● **Your instructions**: Without including the pictures, copy out every line below.

● **Supplied data**:
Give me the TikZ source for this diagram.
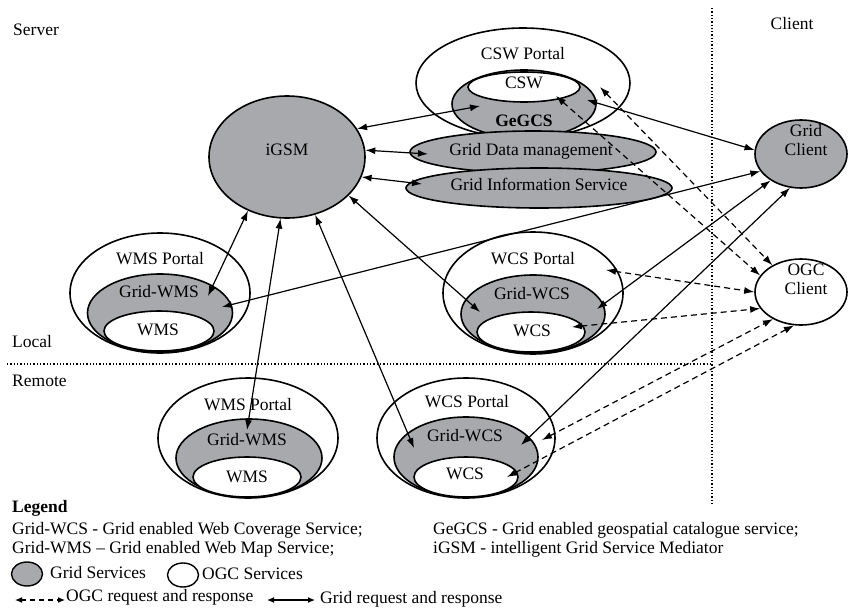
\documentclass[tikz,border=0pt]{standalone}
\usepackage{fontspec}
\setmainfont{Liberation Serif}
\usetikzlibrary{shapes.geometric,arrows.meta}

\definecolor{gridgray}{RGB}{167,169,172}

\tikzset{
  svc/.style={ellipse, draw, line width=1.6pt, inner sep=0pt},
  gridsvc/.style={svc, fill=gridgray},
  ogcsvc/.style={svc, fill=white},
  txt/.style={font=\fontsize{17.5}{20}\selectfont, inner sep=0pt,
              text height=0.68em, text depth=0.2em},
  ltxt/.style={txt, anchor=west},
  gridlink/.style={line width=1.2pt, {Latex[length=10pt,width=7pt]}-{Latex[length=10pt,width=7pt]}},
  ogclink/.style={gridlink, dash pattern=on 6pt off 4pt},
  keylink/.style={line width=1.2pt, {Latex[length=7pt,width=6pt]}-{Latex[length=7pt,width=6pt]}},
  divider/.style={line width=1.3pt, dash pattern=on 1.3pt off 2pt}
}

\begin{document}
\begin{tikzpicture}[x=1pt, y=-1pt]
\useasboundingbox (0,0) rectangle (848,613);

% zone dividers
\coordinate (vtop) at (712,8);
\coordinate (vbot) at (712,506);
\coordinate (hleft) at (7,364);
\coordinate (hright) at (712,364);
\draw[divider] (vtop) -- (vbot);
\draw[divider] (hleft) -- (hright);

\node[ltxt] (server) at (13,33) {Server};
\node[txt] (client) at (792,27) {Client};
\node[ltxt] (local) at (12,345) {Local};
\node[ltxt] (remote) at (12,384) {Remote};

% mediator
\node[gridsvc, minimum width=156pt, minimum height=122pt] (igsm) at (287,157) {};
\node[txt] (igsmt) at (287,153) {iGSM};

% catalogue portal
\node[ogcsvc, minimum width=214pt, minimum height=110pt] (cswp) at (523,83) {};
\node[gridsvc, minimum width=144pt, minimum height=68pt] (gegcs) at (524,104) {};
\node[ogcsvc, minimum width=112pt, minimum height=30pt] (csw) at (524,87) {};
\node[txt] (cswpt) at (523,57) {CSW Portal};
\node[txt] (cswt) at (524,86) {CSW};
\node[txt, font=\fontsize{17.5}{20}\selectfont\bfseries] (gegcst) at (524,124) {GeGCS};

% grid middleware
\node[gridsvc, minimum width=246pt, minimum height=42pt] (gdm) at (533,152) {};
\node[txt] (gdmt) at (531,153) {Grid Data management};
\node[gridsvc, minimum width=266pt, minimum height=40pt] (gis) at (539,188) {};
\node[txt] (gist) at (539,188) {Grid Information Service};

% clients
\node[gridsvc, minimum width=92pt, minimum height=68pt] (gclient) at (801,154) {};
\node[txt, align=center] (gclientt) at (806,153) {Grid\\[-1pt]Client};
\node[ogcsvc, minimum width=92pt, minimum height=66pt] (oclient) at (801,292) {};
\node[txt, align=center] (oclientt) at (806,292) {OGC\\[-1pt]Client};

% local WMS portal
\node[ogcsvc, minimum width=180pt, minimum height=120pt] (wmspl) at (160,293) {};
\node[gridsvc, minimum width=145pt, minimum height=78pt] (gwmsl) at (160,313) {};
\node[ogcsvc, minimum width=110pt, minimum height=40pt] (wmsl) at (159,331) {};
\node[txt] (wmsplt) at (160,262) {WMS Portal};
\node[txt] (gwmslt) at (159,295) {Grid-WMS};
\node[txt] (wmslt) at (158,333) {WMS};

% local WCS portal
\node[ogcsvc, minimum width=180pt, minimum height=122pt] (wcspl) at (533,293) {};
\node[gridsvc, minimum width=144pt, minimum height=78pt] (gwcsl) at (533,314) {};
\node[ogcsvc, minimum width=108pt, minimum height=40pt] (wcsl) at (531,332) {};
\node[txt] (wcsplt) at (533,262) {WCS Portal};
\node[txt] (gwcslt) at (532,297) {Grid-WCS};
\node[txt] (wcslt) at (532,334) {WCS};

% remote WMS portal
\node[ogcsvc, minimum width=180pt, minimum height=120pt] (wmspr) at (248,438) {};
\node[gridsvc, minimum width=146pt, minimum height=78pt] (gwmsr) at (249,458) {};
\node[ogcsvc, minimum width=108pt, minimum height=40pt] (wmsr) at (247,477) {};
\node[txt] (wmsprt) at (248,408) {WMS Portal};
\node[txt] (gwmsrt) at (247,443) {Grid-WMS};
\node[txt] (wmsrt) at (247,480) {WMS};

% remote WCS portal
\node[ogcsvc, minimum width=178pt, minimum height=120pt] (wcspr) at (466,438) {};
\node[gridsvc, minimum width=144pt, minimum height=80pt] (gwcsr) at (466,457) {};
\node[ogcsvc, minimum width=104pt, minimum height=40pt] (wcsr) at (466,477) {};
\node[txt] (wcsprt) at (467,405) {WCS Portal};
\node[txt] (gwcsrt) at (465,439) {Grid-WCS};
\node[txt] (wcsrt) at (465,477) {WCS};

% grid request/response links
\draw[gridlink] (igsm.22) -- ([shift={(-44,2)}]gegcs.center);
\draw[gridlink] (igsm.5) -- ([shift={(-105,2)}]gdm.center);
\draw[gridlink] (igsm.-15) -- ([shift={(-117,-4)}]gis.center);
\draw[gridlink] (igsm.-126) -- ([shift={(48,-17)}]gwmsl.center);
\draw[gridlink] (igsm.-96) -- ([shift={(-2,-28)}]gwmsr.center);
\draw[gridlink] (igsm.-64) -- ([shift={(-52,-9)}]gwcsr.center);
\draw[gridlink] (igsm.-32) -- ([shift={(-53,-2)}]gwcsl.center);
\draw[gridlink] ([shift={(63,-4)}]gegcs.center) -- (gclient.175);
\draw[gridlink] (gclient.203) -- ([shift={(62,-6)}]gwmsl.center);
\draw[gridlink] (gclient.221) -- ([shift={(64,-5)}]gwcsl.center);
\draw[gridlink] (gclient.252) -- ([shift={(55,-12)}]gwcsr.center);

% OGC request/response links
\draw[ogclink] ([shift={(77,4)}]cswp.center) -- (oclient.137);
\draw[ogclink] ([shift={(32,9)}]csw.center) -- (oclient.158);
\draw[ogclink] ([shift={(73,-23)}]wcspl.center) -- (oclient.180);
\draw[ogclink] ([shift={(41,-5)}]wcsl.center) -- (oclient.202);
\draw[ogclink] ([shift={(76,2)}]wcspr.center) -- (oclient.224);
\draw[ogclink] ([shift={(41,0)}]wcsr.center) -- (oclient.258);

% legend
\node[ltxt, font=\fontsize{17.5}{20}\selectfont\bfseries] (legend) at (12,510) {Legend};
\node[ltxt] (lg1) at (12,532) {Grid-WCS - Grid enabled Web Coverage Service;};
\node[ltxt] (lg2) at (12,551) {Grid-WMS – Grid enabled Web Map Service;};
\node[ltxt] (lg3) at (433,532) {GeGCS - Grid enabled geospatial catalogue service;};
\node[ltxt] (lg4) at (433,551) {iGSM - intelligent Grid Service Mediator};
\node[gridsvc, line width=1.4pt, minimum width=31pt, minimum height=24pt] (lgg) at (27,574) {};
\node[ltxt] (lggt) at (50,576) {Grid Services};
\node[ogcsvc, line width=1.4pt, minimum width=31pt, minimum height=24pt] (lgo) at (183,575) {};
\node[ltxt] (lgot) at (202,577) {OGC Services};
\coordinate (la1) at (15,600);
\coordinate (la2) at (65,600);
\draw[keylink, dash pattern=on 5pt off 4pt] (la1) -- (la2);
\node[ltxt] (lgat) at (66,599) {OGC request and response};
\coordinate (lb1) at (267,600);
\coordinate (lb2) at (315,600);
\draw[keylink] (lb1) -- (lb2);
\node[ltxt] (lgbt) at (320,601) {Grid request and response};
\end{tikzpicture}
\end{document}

● **Task response**:
Give me the TikZ source for this diagram.
\documentclass[tikz,border=0pt]{standalone}
\usepackage{fontspec}
\setmainfont{Liberation Serif}
\usetikzlibrary{shapes.geometric,arrows.meta}

\definecolor{gridgray}{RGB}{167,169,172}

\tikzset{
  svc/.style={ellipse, draw, line width=1.6pt, inner sep=0pt},
  gridsvc/.style={svc, fill=gridgray},
  ogcsvc/.style={svc, fill=white},
  txt/.style={font=\fontsize{17.5}{20}\selectfont, inner sep=0pt,
              text height=0.68em, text depth=0.2em},
  ltxt/.style={txt, anchor=west},
  gridlink/.style={line width=1.2pt, {Latex[length=10pt,width=7pt]}-{Latex[length=10pt,width=7pt]}},
  ogclink/.style={gridlink, dash pattern=on 6pt off 4pt},
  keylink/.style={line width=1.2pt, {Latex[length=7pt,width=6pt]}-{Latex[length=7pt,width=6pt]}},
  divider/.style={line width=1.3pt, dash pattern=on 1.3pt off 2pt}
}

\begin{document}
\begin{tikzpicture}[x=1pt, y=-1pt]
\useasboundingbox (0,0) rectangle (848,613);

% zone dividers
\coordinate (vtop) at (712,8);
\coordinate (vbot) at (712,506);
\coordinate (hleft) at (7,364);
\coordinate (hright) at (712,364);
\draw[divider] (vtop) -- (vbot);
\draw[divider] (hleft) -- (hright);

\node[ltxt] (server) at (13,33) {Server};
\node[txt] (client) at (792,27) {Client};
\node[ltxt] (local) at (12,345) {Local};
\node[ltxt] (remote) at (12,384) {Remote};

% mediator
\node[gridsvc, minimum width=156pt, minimum height=122pt] (igsm) at (287,157) {};
\node[txt] (igsmt) at (287,153) {iGSM};

% catalogue portal
\node[ogcsvc, minimum width=214pt, minimum height=110pt] (cswp) at (523,83) {};
\node[gridsvc, minimum width=144pt, minimum height=68pt] (gegcs) at (524,104) {};
\node[ogcsvc, minimum width=112pt, minimum height=30pt] (csw) at (524,87) {};
\node[txt] (cswpt) at (523,57) {CSW Portal};
\node[txt] (cswt) at (524,86) {CSW};
\node[txt, font=\fontsize{17.5}{20}\selectfont\bfseries] (gegcst) at (524,124) {GeGCS};

% grid middleware
\node[gridsvc, minimum width=246pt, minimum height=42pt] (gdm) at (533,152) {};
\node[txt] (gdmt) at (531,153) {Grid Data management};
\node[gridsvc, minimum width=266pt, minimum height=40pt] (gis) at (539,188) {};
\node[txt] (gist) at (539,188) {Grid Information Service};

% clients
\node[gridsvc, minimum width=92pt, minimum height=68pt] (gclient) at (801,154) {};
\node[txt, align=center] (gclientt) at (806,153) {Grid\\[-1pt]Client};
\node[ogcsvc, minimum width=92pt, minimum height=66pt] (oclient) at (801,292) {};
\node[txt, align=center] (oclientt) at (806,292) {OGC\\[-1pt]Client};

% local WMS portal
\node[ogcsvc, minimum width=180pt, minimum height=120pt] (wmspl) at (160,293) {};
\node[gridsvc, minimum width=145pt, minimum height=78pt] (gwmsl) at (160,313) {};
\node[ogcsvc, minimum width=110pt, minimum height=40pt] (wmsl) at (159,331) {};
\node[txt] (wmsplt) at (160,262) {WMS Portal};
\node[txt] (gwmslt) at (159,295) {Grid-WMS};
\node[txt] (wmslt) at (158,333) {WMS};

% local WCS portal
\node[ogcsvc, minimum width=180pt, minimum height=122pt] (wcspl) at (533,293) {};
\node[gridsvc, minimum width=144pt, minimum height=78pt] (gwcsl) at (533,314) {};
\node[ogcsvc, minimum width=108pt, minimum height=40pt] (wcsl) at (531,332) {};
\node[txt] (wcsplt) at (533,262) {WCS Portal};
\node[txt] (gwcslt) at (532,297) {Grid-WCS};
\node[txt] (wcslt) at (532,334) {WCS};

% remote WMS portal
\node[ogcsvc, minimum width=180pt, minimum height=120pt] (wmspr) at (248,438) {};
\node[gridsvc, minimum width=146pt, minimum height=78pt] (gwmsr) at (249,458) {};
\node[ogcsvc, minimum width=108pt, minimum height=40pt] (wmsr) at (247,477) {};
\node[txt] (wmsprt) at (248,408) {WMS Portal};
\node[txt] (gwmsrt) at (247,443) {Grid-WMS};
\node[txt] (wmsrt) at (247,480) {WMS};

% remote WCS portal
\node[ogcsvc, minimum width=178pt, minimum height=120pt] (wcspr) at (466,438) {};
\node[gridsvc, minimum width=144pt, minimum height=80pt] (gwcsr) at (466,457) {};
\node[ogcsvc, minimum width=104pt, minimum height=40pt] (wcsr) at (466,477) {};
\node[txt] (wcsprt) at (467,405) {WCS Portal};
\node[txt] (gwcsrt) at (465,439) {Grid-WCS};
\node[txt] (wcsrt) at (465,477) {WCS};

% grid request/response links
\draw[gridlink] (igsm.22) -- ([shift={(-44,2)}]gegcs.center);
\draw[gridlink] (igsm.5) -- ([shift={(-105,2)}]gdm.center);
\draw[gridlink] (igsm.-15) -- ([shift={(-117,-4)}]gis.center);
\draw[gridlink] (igsm.-126) -- ([shift={(48,-17)}]gwmsl.center);
\draw[gridlink] (igsm.-96) -- ([shift={(-2,-28)}]gwmsr.center);
\draw[gridlink] (igsm.-64) -- ([shift={(-52,-9)}]gwcsr.center);
\draw[gridlink] (igsm.-32) -- ([shift={(-53,-2)}]gwcsl.center);
\draw[gridlink] ([shift={(63,-4)}]gegcs.center) -- (gclient.175);
\draw[gridlink] (gclient.203) -- ([shift={(62,-6)}]gwmsl.center);
\draw[gridlink] (gclient.221) -- ([shift={(64,-5)}]gwcsl.center);
\draw[gridlink] (gclient.252) -- ([shift={(55,-12)}]gwcsr.center);

% OGC request/response links
\draw[ogclink] ([shift={(77,4)}]cswp.center) -- (oclient.137);
\draw[ogclink] ([shift={(32,9)}]csw.center) -- (oclient.158);
\draw[ogclink] ([shift={(73,-23)}]wcspl.center) -- (oclient.180);
\draw[ogclink] ([shift={(41,-5)}]wcsl.center) -- (oclient.202);
\draw[ogclink] ([shift={(76,2)}]wcspr.center) -- (oclient.224);
\draw[ogclink] ([shift={(41,0)}]wcsr.center) -- (oclient.258);

% legend
\node[ltxt, font=\fontsize{17.5}{20}\selectfont\bfseries] (legend) at (12,510) {Legend};
\node[ltxt] (lg1) at (12,532) {Grid-WCS - Grid enabled Web Coverage Service;};
\node[ltxt] (lg2) at (12,551) {Grid-WMS – Grid enabled Web Map Service;};
\node[ltxt] (lg3) at (433,532) {GeGCS - Grid enabled geospatial catalogue service;};
\node[ltxt] (lg4) at (433,551) {iGSM - intelligent Grid Service Mediator};
\node[gridsvc, line width=1.4pt, minimum width=31pt, minimum height=24pt] (lgg) at (27,574) {};
\node[ltxt] (lggt) at (50,576) {Grid Services};
\node[ogcsvc, line width=1.4pt, minimum width=31pt, minimum height=24pt] (lgo) at (183,575) {};
\node[ltxt] (lgot) at (202,577) {OGC Services};
\coordinate (la1) at (15,600);
\coordinate (la2) at (65,600);
\draw[keylink, dash pattern=on 5pt off 4pt] (la1) -- (la2);
\node[ltxt] (lgat) at (66,599) {OGC request and response};
\coordinate (lb1) at (267,600);
\coordinate (lb2) at (315,600);
\draw[keylink] (lb1) -- (lb2);
\node[ltxt] (lgbt) at (320,601) {Grid request and response};
\end{tikzpicture}
\end{document}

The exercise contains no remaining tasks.